In a year that saw a great many Galapagos nesting seabirds sneak into the ABA Area, none were quite as exciting as the ABA Area’s 3rd, and Washington’s 1st, Swallow-tailed Gull. Particularly noteworthy was the fact that the bird was discovered within a major American city, Seattle, which made for a particularly easy twitch for those birders making the effort. It’s not common that such a high caliber rarity is found in such an accessible location, making this easily one of the most exciting ABA Area birds of 2017.

Photo: John Puschock

6) Thick-billed Warbler, River Warbler, Red-backed Shrike – Alaska

Is it a copout to stack all three of the major Gambell finds this past fall together at one spot? Maybe, but otherwise this list would be all Alaska and we have to acknowledge that there were other birds in other places last year. This trio of central Asian megas, all ABA Area 1sts, highlighted an exceptional year for St. Lawrence Island, which also saw a great many lower level rarities like Siberian Accentor and Little Bunting. It’s interesting that all three species come from roughly the same part of Asia, along with a fourth species that takes the next spot on the list.

(l to r) River Warbler (Clarence Irrigoo), Thick-billed Warbler (Monte Taylor), Red-backed Shrike (Sue Byers)

5) Pied Wheatear – Alaska

Birders looking for a big rarity year in western Alaska were put on high alert as early as July, when an ABA 1st Pied Wheatear was found by Alexander Harper in Nome, Alaska. Nome doesn’t have quite the pedigree in recent years that the Bering Sea islands do, but it has seen its share of rare birds, none bigger than this one. No doubt twitchers were happy to only have to travel to Nome instead of heading out farther towards Asia.

Photo: Justin Bosler/Macaulay Library

4) Eurasian Wryneck – California

Eurasian Wryneck is a weird bird, so perhaps it’s appropriate that the 1st wryneck in the ABA in more than a decade comes with a suitably weird story. The bird was originally seen by a Naval officer and birder on San Clemente Island off San Diego, California. The observer ended up painting what must be said was a really exceptional rendition of the bird as a placeholder and submitting it to eBird. Photos eventually verified the sighting. The bird’s proximity to Long Beach harbor certainly prompted discussions about ship-assistance (an aside, ship-assisted bird can count on ABA lists), but regardless of the ultimate determination by the California rare bird committee, it remains a highlight of 2017.

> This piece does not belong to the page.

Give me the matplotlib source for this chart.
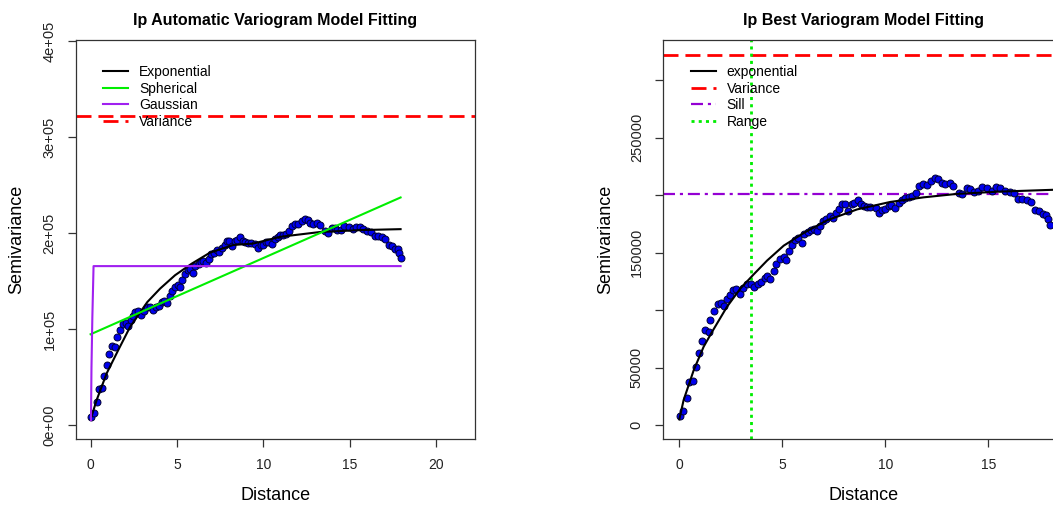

Photo: Johnny Galt/Macaulay Library

3) Mistle Thrush – New Brunswick

This list is certainly not lacking in ABA 1sts, and the Mistle Thrush in Miramichi, New Brunswick, certainly counts as an unexpected addition to the ABA Checklist. The large, European thrush was discovered by Peter and Deana Gadd, who had the wherewithal to photograph the strange visitor and seek out its identification. The subsequent confirmation of an ABA 1st sent birders from across the continent to Miramichi, where the Mistle Thrush has delighted without fail. The bird is present well into its second month even into 2018, so long as the Mountain Ash berries hold out.

Photo: Michel Doucet

2) Black-backed Oriole – Pennsylvania

The bird of the year for many, one that goes down in history as not only an unexpected ABA Area bird but a potential addition to Pennsylvania’s bizarre grab bag of a state list (the state boasts Corncrake, Spotted Rail, and Bahama Woodstar). The bird spent the better part of two months at its feeder in eastern Pennsylvania before disappearing. Interestingly, Black-backed Oriole was seen both in Connecticut and Massachusetts in weeks following that disappearance–it seems at least plausible, perhaps likely, that this was the same bird moving in a northeasterly direction. At least one of those committees has chosen to not accept that record, citing concerns about provenance, and whether that makes a difference as to its eventual acceptability by the Pennsylvania Bird Records Committee or the ABA Checklist Committee is a question without a clear answer. In any case, that wild two months in eastern Pennsylvania will not soon be forgotten.

Photo: Brad Carlson

1) Yellow-breasted Bunting – Labrador

The story of the Yellow-breasted Bunting is not a happy one. Once abundant in Asia, the species has been in free-fall in the last decade, the result of unregulated harvesting in their southeast Asian winter range. The species has been recorded before in the ABA Area, in Alaska, but with the population declining as it is it’s a species that could be justifiably not expected to occur again–the ultimate blocker. So it was certainly surprising when one showed up at a feeder at the home of Vernon Buckle in out of the way Forteau Bay, Labrador, not even in the part of Newfoundland and Labrador that sees the majority of the province’s rare birds. Given the species’s prospects one wonders if we’ll see another in the ABA Area. The combination of unexpectedness and melancholy makes this bird first among equals, my best ABA Area vagrant for 2017.

Photo: Vernon Buckle

There were just so so many great birds in 2017 that we could have easily done a Top 20, certainly so if I split up the Gambell birds. Birds worthy of mention that didn’t quite make the cut include the influx of Fork-tailed Flycatchers and Nazca Boobies in the ABA Area, not one but two Loggerhead Kingbirds in Florida along with another Cuban Vireo, Citrine Wagtail in California and Little Bunting in Arizona, Common Swift in North Carolina and Newfoundland, White-winged Tern in Pennsylvania, crazy hurricane birds including Black-capped Petrels in Tennessee, among others.

So that’s my take. What do you think? Did you manage to cross paths with any of these birds last year? And what did I leave off that we should have included?